Encouraging young women to quit smoking has taken on added importance after University of Queensland research showed associations between smoking, early menopause and lung cancer.

Professor Gita Mishra and colleagues from UQ’s School of Public Health found women who experienced early menopause at age 45 or younger had an increased risk of lung cancer, although the risk was primarily among smokers.

"Menstrual and reproductive factors have previously been associated with lung cancer risk, but the association with age at menopause was inconsistent," Professor Mishra said.

"Early menopause has been linked with many adverse health outcomes in later life, including cardiovascular disease, type 2 diabetes and early death, and now lung cancer, especially among smokers.

"As smoking is a main risk factor for both early menopause and lung cancer, it represents a potential target for early preventative interventions, especially to help females in early adulthood quit."

In 2018 lung cancer contributed to 13.8 per cent of deaths due to cancer in females, second only to breast cancer.

While men have historically displayed a higher incidence of lung cancer, over the past two decades this trend has reversed, and the statistics are not fully explained by smoking behaviours.

"Given the same level of lifelong exposure to cigarettes, female smokers appear to have increased susceptibility to develop lung cancer, compared to male smokers," Professor Mishra said.

"Women who have never smoked are still twice as likely to develop lung cancer as men who have never smoked.

"Understanding the sex-specific risk factors and how exposure to estrogen relates to lung cancer for women is of the utmost importance."

Professor Mishra undertook the research with UQ Faculty of Medicine colleagues Dr Hsin-Fang Chung and PhD candidate Mr Dereje G Gete.

Dr Chung said that there were also associations between late menopause (age 55 or older) and lung cancer risk which warranted further investigation.

"Interestingly though, that was mainly among non-smokers, indicating greater exposure to estrogen may play a role in lung cancer development among non-smokers," Dr Chung said.

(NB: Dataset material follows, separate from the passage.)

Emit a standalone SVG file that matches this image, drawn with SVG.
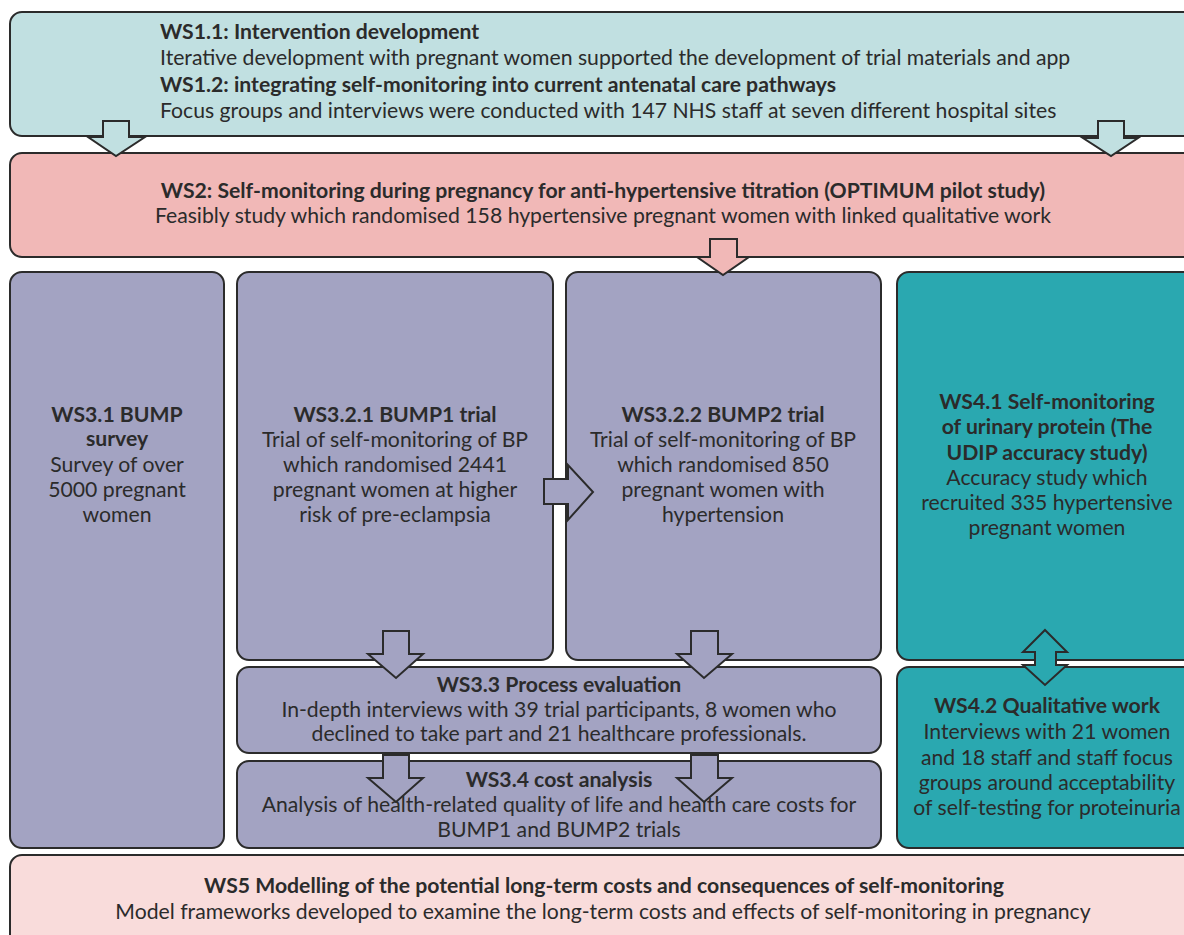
<svg xmlns="http://www.w3.org/2000/svg" width="1184" height="935" viewBox="0 0 1184 935">
<style>
.box{stroke:#2b2b2b;stroke-width:2}
.ws1{fill:#c1e0e1}
.ws2{fill:#f1b8b7}
.pur{fill:#a3a3c2}
.teal{fill:#2aa8b0}
.ws5{fill:#f9dcdb}
.arr{stroke:#2b2b2b;stroke-width:2;stroke-linejoin:miter}
text{font-family:Lato,"Noto Sans","Liberation Sans",sans-serif;font-size:21.2px;fill:#2b2b2b}
.b{font-weight:bold}
.c{text-anchor:middle}
</style>
<rect width="1184" height="935" fill="#ffffff"/>
<g id="ws1">
<rect class="box ws1" x="10" y="12" width="1200" height="124" rx="12"/>
<text x="160" y="39" class="b">WS1.1: Intervention development</text>
<text x="160" y="65">Iterative development with pregnant women supported the development of trial materials and app</text>
<text x="160" y="92" class="b">WS1.2: integrating self-monitoring into current antenatal care pathways</text>
<text x="160" y="118">Focus groups and interviews were conducted with 147 NHS staff at seven different hospital sites</text>
</g>
<g id="ws2">
<rect class="box ws2" x="10" y="153" width="1200" height="104" rx="12"/>
<text x="603" y="198" class="b c">WS2: Self-monitoring during pregnancy for anti-hypertensive titration (OPTIMUM pilot study)</text>
<text x="603" y="223" class="c">Feasibly study which randomised 158 hypertensive pregnant women with linked qualitative work</text>
</g>
<g id="ws31">
<rect class="box pur" x="10" y="272" width="214" height="576" rx="12"/>
<text x="117" y="422" class="b c">WS3.1 BUMP</text>
<text x="117" y="446" class="b c">survey</text>
<text x="117" y="472" class="c">Survey of over</text>
<text x="117" y="497" class="c">5000 pregnant</text>
<text x="117" y="522" class="c">women</text>
</g>
<g id="ws321">
<rect class="box pur" x="237" y="272" width="316" height="388" rx="12"/>
<text x="395" y="422" class="b c">WS3.2.1 BUMP1 trial</text>
<text x="395" y="447" class="c">Trial of self-monitoring of BP</text>
<text x="395" y="472" class="c">which randomised 2441</text>
<text x="395" y="497" class="c">pregnant women at higher</text>
<text x="395" y="522" class="c">risk of pre-eclampsia</text>
</g>
<g id="ws322">
<rect class="box pur" x="566" y="272" width="315" height="388" rx="12"/>
<text x="723" y="422" class="b c">WS3.2.2 BUMP2 trial</text>
<text x="723" y="447" class="c">Trial of self-monitoring of BP</text>
<text x="723" y="472" class="c">which randomised 850</text>
<text x="723" y="497" class="c">pregnant women with</text>
<text x="723" y="522" class="c">hypertension</text>
</g>
<g id="ws41">
<rect class="box teal" x="897" y="272" width="320" height="388" rx="12"/>
<text x="1047" y="409" class="b c">WS4.1 Self-monitoring</text>
<text x="1047" y="434" class="b c">of urinary protein (The</text>
<text x="1047" y="460" class="b c">UDIP accuracy study)</text>
<text x="1047" y="485" class="c">Accuracy study which</text>
<text x="1047" y="510" class="c">recruited 335 hypertensive</text>
<text x="1047" y="535" class="c">pregnant women</text>
</g>
<g id="ws33">
<rect class="box pur" x="237" y="667" width="644" height="86" rx="12"/>
<text x="559" y="692" class="b c">WS3.3 Process evaluation</text>
<text x="559" y="717" class="c">In-depth interviews with 39 trial participants, 8 women who</text>
<text x="559" y="741" class="c">declined to take part and 21 healthcare professionals.</text>
</g>
<g id="ws34">
<rect class="box pur" x="237" y="761" width="644" height="87" rx="12"/>
<text x="559" y="787" class="b c">WS3.4 cost analysis</text>
<text x="559" y="812" class="c">Analysis of health-related quality of life and health care costs for</text>
<text x="559" y="837" class="c">BUMP1 and BUMP2 trials</text>
</g>
<g id="ws42">
<rect class="box teal" x="897" y="667" width="320" height="181" rx="12"/>
<text x="1047" y="713" class="b c">WS4.2 Qualitative work</text>
<text x="1047" y="739" class="c">Interviews with 21 women</text>
<text x="1047" y="765" class="c">and 18 staff and staff focus</text>
<text x="1047" y="790" class="c">groups around acceptability</text>
<text x="1047" y="815" class="c">of self-testing for proteinuria</text>
</g>
<g id="ws5">
<rect class="box ws5" x="10" y="855" width="1200" height="110" rx="12"/>
<text x="604" y="893" class="b c">WS5 Modelling of the potential long-term costs and consequences of self-monitoring</text>
<text x="603" y="919" class="c">Model frameworks developed to examine the long-term costs and effects of self-monitoring in pregnancy</text>
</g>
<g id="connectors">
<polygon class="arr ws1" points="103,121 129,121 129,137 145,137 116,156 88,137 103,137"/>
<polygon class="arr ws1" points="1098,121 1124,121 1124,138 1138,138 1111,156 1083,138 1098,138"/>
<polygon class="arr ws2" points="710,239 737,239 737,257 749,257 723,275 697,257 710,257"/>
<polygon class="arr pur" points="544,479 568,479 568,465 593,492 568,520 568,504 544,504"/>
<polygon class="arr pur" points="383,631 409,631 409,654 423,654 396,678 368,654 383,654"/>
<polygon class="arr pur" points="691,631 718,631 718,654 732,654 704,678 677,654 691,654"/>
<polygon class="arr pur" points="383,755 409,755 409,778 423,778 396,802 368,778 383,778"/>
<polygon class="arr pur" points="691,755 718,755 718,778 732,778 704,802 677,778 691,778"/>
<polygon class="arr teal" points="1045,630 1067,652 1056,652 1056,665 1067,665 1045,685 1023,665 1035,665 1035,652 1023,652"/>
</g>
</svg>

"That observation needs to be confirmed in larger cohort studies now, as the only associations have been in four case-control studies.

"From here, further research is required to investigate underlying molecular mechanisms, especially the interaction between tobacco carcinogens and sex hormones in lung cancer development."

Data for the UQ research was gathered by combining results from 17 previous studies.

The outcomes have been published in Maturitis (DOI: 10.1016/j.maturitas.2021.07.010).